A la mañana siguiente, con las primeras luces del alba el camión se halla repleto de suministros y vituallas y a punto para partir; el conductor y el ayudante esperan a Avelino cuando de pronto le ven aparecer entre las sombras. Porta un macuto repleto y algo que les causa una gran impresión: lleva una cabra en sus brazos que amordaza con una de sus manos. Avelino le hace un gesto para que arranquen el camión y tras subir a la cabina parten hacia Barcelona. Tras varias horas de traqueteo del camión, llegan por fin a Barcelona. El cabo se desplaza a su casa y llama a la puerta con su extraña carga, Mercè, su mujer, abre la puerta entre sorprendida y admirada y abraza a su marido.
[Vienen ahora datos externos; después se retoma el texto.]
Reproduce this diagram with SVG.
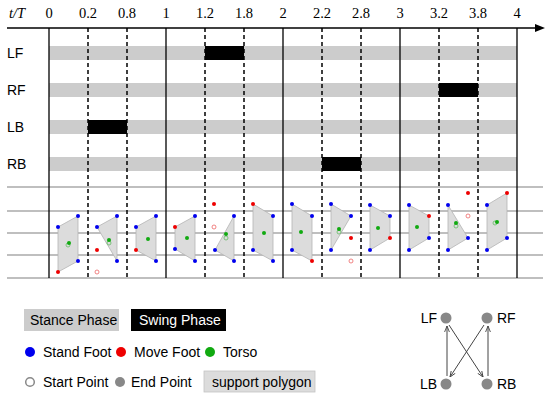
<svg xmlns="http://www.w3.org/2000/svg" width="550" height="399" viewBox="0 0 550 399">
<defs>
<style>
.num{font-family:"Liberation Serif",serif;font-size:14.5px;fill:#000;text-anchor:middle}
.lbl{font-family:"Liberation Sans",Arial,sans-serif;font-size:14px;fill:#000}
.bar{fill:#cccccc}
.sw{fill:#000}
.grid{stroke:#aaaaaa;stroke-width:1.3}
.solid{stroke:#000;stroke-width:1.3}
.dash{stroke:#000;stroke-width:1.5;stroke-dasharray:4,3}
.poly{fill:#dcdcdc;stroke:#b4b4b4;stroke-width:0.8}
.b{fill:#0000ee}
.r{fill:#ee0000}
.g{fill:#11aa11}
.rh{fill:none;stroke:#ee6666;stroke-width:0.8}
.gh{fill:none;stroke:#66bb66;stroke-width:0.8}
.conn{stroke:#444;stroke-width:1;fill:none}
</style>
<marker id="ar" viewBox="0 0 10 10" refX="10" refY="5" markerWidth="6" markerHeight="6" orient="auto" markerUnits="userSpaceOnUse">
<path d="M0,1 L10,5 L0,9" fill="none" stroke="#444" stroke-width="1.5"/>
</marker>
</defs>
<rect width="550" height="399" fill="#fff"/>

<g id="axis">
<text x="17" y="18" class="num" style="font-style:italic">t/T</text>
<text x="49" y="18" class="num">0</text>
<text x="88" y="18" class="num">0.2</text>
<text x="127" y="18" class="num">0.8</text>
<text x="166" y="18" class="num">1</text>
<text x="205" y="18" class="num">1.2</text>
<text x="244" y="18" class="num">1.8</text>
<text x="283" y="18" class="num">2</text>
<text x="322" y="18" class="num">2.2</text>
<text x="361" y="18" class="num">2.8</text>
<text x="400" y="18" class="num">3</text>
<text x="439" y="18" class="num">3.2</text>
<text x="478" y="18" class="num">3.8</text>
<text x="517" y="18" class="num">4</text>
<line x1="7" y1="28" x2="537" y2="28" stroke="#000" stroke-width="1.5"/>
<polygon points="545,28 535,24 535,32" fill="#000"/>
</g>

<g id="rows">
<text x="7" y="58" class="lbl">LF</text>
<text x="7" y="95" class="lbl">RF</text>
<text x="7" y="132" class="lbl">LB</text>
<text x="7" y="169" class="lbl">RB</text>
<rect class="bar" x="49" y="46" width="468" height="14"/>
<rect class="bar" x="49" y="83" width="468" height="14"/>
<rect class="bar" x="49" y="120" width="468" height="14"/>
<rect class="bar" x="49" y="157" width="468" height="14"/>
<rect class="sw" x="205" y="46" width="39" height="14"/>
<rect class="sw" x="439" y="83" width="39" height="14"/>
<rect class="sw" x="88" y="120" width="39" height="14"/>
<rect class="sw" x="322" y="157" width="39" height="14"/>
</g>

<g id="grid">
<line class="grid" x1="7" y1="187" x2="543" y2="187"/>
<line class="grid" x1="7" y1="211" x2="543" y2="211"/>
<line class="grid" x1="7" y1="233" x2="543" y2="233"/>
<line class="grid" x1="7" y1="255" x2="543" y2="255"/>
<line class="grid" x1="7" y1="278" x2="543" y2="278"/>
</g>

<g id="verticals">
<line class="solid" x1="49" y1="28" x2="49" y2="278"/>
<line class="solid" x1="166" y1="28" x2="166" y2="278"/>
<line class="solid" x1="283" y1="28" x2="283" y2="278"/>
<line class="solid" x1="400" y1="28" x2="400" y2="278"/>
<line class="solid" x1="517" y1="28" x2="517" y2="278"/>
<line class="dash" x1="88" y1="28" x2="88" y2="278"/>
<line class="dash" x1="127" y1="28" x2="127" y2="278"/>
<line class="dash" x1="205" y1="28" x2="205" y2="278"/>
<line class="dash" x1="244" y1="28" x2="244" y2="278"/>
<line class="dash" x1="322" y1="28" x2="322" y2="278"/>
<line class="dash" x1="361" y1="28" x2="361" y2="278"/>
<line class="dash" x1="439" y1="28" x2="439" y2="278"/>
<line class="dash" x1="478" y1="28" x2="478" y2="278"/>
</g>

<g id="polygons">
<polygon class="poly" points="58,227 78,216 78,261 58,272"/>
<circle class="b" cx="58" cy="227" r="2"/><circle class="b" cx="78" cy="216" r="2"/><circle class="b" cx="78" cy="261" r="2"/><circle class="r" cx="58" cy="272" r="2"/>
<circle class="gh" cx="68" cy="245" r="2"/><circle class="g" cx="69" cy="243" r="2"/>

<polygon class="poly" points="97,227 117,216 117,261"/>
<circle class="b" cx="97" cy="227" r="2"/><circle class="b" cx="117" cy="216" r="2"/><circle class="b" cx="117" cy="261" r="2"/><circle class="r" cx="97" cy="250" r="2"/><circle class="rh" cx="97" cy="272" r="2"/>
<circle class="gh" cx="109" cy="243" r="2"/><circle class="g" cx="109" cy="240" r="2"/>

<polygon class="poly" points="136,227 156,216 156,261 136,250"/>
<circle class="b" cx="136" cy="227" r="2"/><circle class="b" cx="156" cy="216" r="2"/><circle class="b" cx="156" cy="261" r="2"/><circle class="r" cx="136" cy="250" r="2"/>
<circle class="g" cx="148" cy="239" r="2"/>

<polygon class="poly" points="175,227 195,216 195,261 175,249"/>
<circle class="r" cx="175" cy="227" r="2"/><circle class="b" cx="195" cy="216" r="2"/><circle class="b" cx="195" cy="261" r="2"/><circle class="b" cx="175" cy="249" r="2"/>
<circle class="g" cx="187" cy="238" r="2"/>

<polygon class="poly" points="215,250 234,216 234,261"/>
<circle class="b" cx="215" cy="250" r="2"/><circle class="b" cx="234" cy="216" r="2"/><circle class="b" cx="234" cy="261" r="2"/><circle class="r" cx="214" cy="204" r="2"/><circle class="rh" cx="214" cy="227" r="2"/>
<circle class="gh" cx="226" cy="238" r="2"/><circle class="g" cx="226" cy="234" r="2"/>

<polygon class="poly" points="253,204 273,216 273,261 253,250"/>
<circle class="r" cx="253" cy="204" r="2"/><circle class="b" cx="273" cy="216" r="2"/><circle class="b" cx="273" cy="261" r="2"/><circle class="b" cx="253" cy="250" r="2"/>
<circle class="g" cx="264" cy="233" r="2"/>

<polygon class="poly" points="292,204 312,216 312,261 292,250"/>
<circle class="b" cx="292" cy="204" r="2"/><circle class="b" cx="312" cy="216" r="2"/><circle class="r" cx="312" cy="261" r="2"/><circle class="b" cx="292" cy="250" r="2"/>
<circle class="g" cx="301" cy="232" r="2"/>

<polygon class="poly" points="331,204 351,216 331,250"/>
<circle class="b" cx="331" cy="204" r="2"/><circle class="b" cx="351" cy="216" r="2"/><circle class="b" cx="331" cy="250" r="2"/><circle class="r" cx="351" cy="238" r="2"/><circle class="rh" cx="351" cy="261" r="2"/>
<circle class="gh" cx="339" cy="232" r="2"/><circle class="g" cx="339" cy="229" r="2"/>

<polygon class="poly" points="370,205 390,216 390,238 370,250"/>
<circle class="b" cx="370" cy="205" r="2"/><circle class="b" cx="390" cy="216" r="2"/><circle class="r" cx="390" cy="238" r="2"/><circle class="b" cx="370" cy="250" r="2"/>
<circle class="g" cx="378" cy="228" r="2"/>

<polygon class="poly" points="409,205 429,216 429,238 409,250"/>
<circle class="b" cx="409" cy="205" r="2"/><circle class="r" cx="429" cy="216" r="2"/><circle class="b" cx="429" cy="238" r="2"/><circle class="b" cx="409" cy="250" r="2"/>
<circle class="g" cx="417" cy="227" r="2"/>

<polygon class="poly" points="448,205 468,238 448,250"/>
<circle class="b" cx="448" cy="205" r="2"/><circle class="b" cx="468" cy="238" r="2"/><circle class="b" cx="448" cy="250" r="2"/><circle class="r" cx="468" cy="193" r="2"/><circle class="rh" cx="468" cy="216" r="2"/>
<circle class="gh" cx="456" cy="226" r="2"/><circle class="g" cx="456" cy="223" r="2"/>

<polygon class="poly" points="487,205 507,193 507,238 487,250"/>
<circle class="b" cx="487" cy="205" r="2"/><circle class="r" cx="507" cy="193" r="2"/><circle class="b" cx="507" cy="238" r="2"/><circle class="b" cx="487" cy="250" r="2"/>
<circle class="gh" cx="495" cy="223" r="2"/><circle class="g" cx="497" cy="222" r="2"/>
</g>

<g id="legend">
<rect x="24" y="309" width="95" height="22" fill="#cccccc"/>
<text x="30" y="325" class="lbl">Stance Phase</text>
<rect x="131" y="309" width="95" height="22" fill="#000"/>
<text x="139" y="325" class="lbl" style="fill:#fff">Swing Phase</text>
<circle cx="30" cy="352" r="5" fill="#0000ee"/>
<text x="43" y="357" class="lbl">Stand Foot</text>
<circle cx="121" cy="352" r="5" fill="#ee0000"/>
<text x="134" y="357" class="lbl">Move Foot</text>
<circle cx="210" cy="352" r="5" fill="#11aa11"/>
<text x="223" y="357" class="lbl">Torso</text>
<circle cx="30" cy="382" r="4.3" fill="#fff" stroke="#888" stroke-width="1.5"/>
<text x="43" y="387" class="lbl">Start Point</text>
<circle cx="120" cy="382" r="5" fill="#888"/>
<text x="131" y="387" class="lbl">End Point</text>
<rect x="204" y="371" width="111" height="21" fill="#dcdcdc" stroke="#c4c4c4" stroke-width="0.8"/>
<text x="212" y="387" class="lbl">support polygon</text>
</g>

<g id="node-LF"><circle cx="446" cy="318" r="5.5" fill="#888"/><text x="437" y="323" class="lbl" text-anchor="end">LF</text></g>
<g id="node-RF"><circle cx="487" cy="318" r="5.5" fill="#888"/><text x="497" y="323" class="lbl">RF</text></g>
<g id="node-LB"><circle cx="446" cy="384" r="5.5" fill="#888"/><text x="437" y="389" class="lbl" text-anchor="end">LB</text></g>
<g id="node-RB"><circle cx="487" cy="384" r="5.5" fill="#888"/><text x="497" y="389" class="lbl">RB</text></g>

<g id="connectors">
<line class="conn" x1="447" y1="376" x2="447" y2="326" marker-end="url(#ar)"/>
<line class="conn" x1="488" y1="376" x2="488" y2="326" marker-end="url(#ar)"/>
<line class="conn" x1="449" y1="325" x2="483" y2="377" marker-end="url(#ar)"/>
<line class="conn" x1="484" y1="325" x2="450" y2="377" marker-end="url(#ar)"/>
</g>
</svg>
Avelino lleva una cabra para que su leche pueda alimentar a su hijo. Les esperaban tres días de felicidad. Al principio les costó ordeñar la cabra pero Mercè aprende pronto y el niño bebe la leche con placer, y al día siguiente el pequeño Octavi parece recupera el color del rostro de forma milagrosa. Avelino le dice a Mercè que tendrá que buscar alimento para la cabra, pero seguro que le resultará más fácil encontrar comida para el animal que para las personas. Al atardecer del tercer día el cabo Avelino regresa con el camión al campamento y llega de madrugada donde le espera una sorpresa. No puede dar crédito a sus ojos: el campamento ha sido desmantelado. El batallón de intendencia al que pertenece ha desparecido y en su lugar queda solo un destacamento. Avelino no lo sabe, pero la unidad militar ha sido trasladada al Ebro para apoyar a las fuerzas que comienzan a atravesarlo, será la última gran batalla que determinara el destino de la guerra. A la mañana siguiente de su llegada al campamento, el oficial al mando le hace llamar a su despacho. Avelino se teme lo peor. El oficial le grita desaforadamente, el abandono de su puesto puede acabar en consejo de guerra. La bronca es monumental. Es arrestado y llevado al calabozo. Dos días más tarde se le comunica el castigo, que se lleva a cabo esa misma tarde: firme frente al destacamento, Avelino es degradado a soldado. La ceremonia castrense incluye el redoble de tambores mientras el oficial desgarra las insignias de cabo. Avelino se quedará en el destacamento como soldado. Lo que Avelino no supo en esos momento pero conocerá más tarde es que su batallón de intendencia, trasladado a las riberas de Ebro fue castigado duramente por la aviación franquista y diezmado sus hombres.

Muchos años más tarde, cuando Avelino Cillero refiera esta aventura a sus hijos, les hará notar lo paradójico del destino: que unos galones de cabo le permitieron salvar a su hijo de la inanición y la muerte y que la misma pérdida de esos galones le ahorró un viaje al frente de batalla donde bien pudo haber perdido la vida.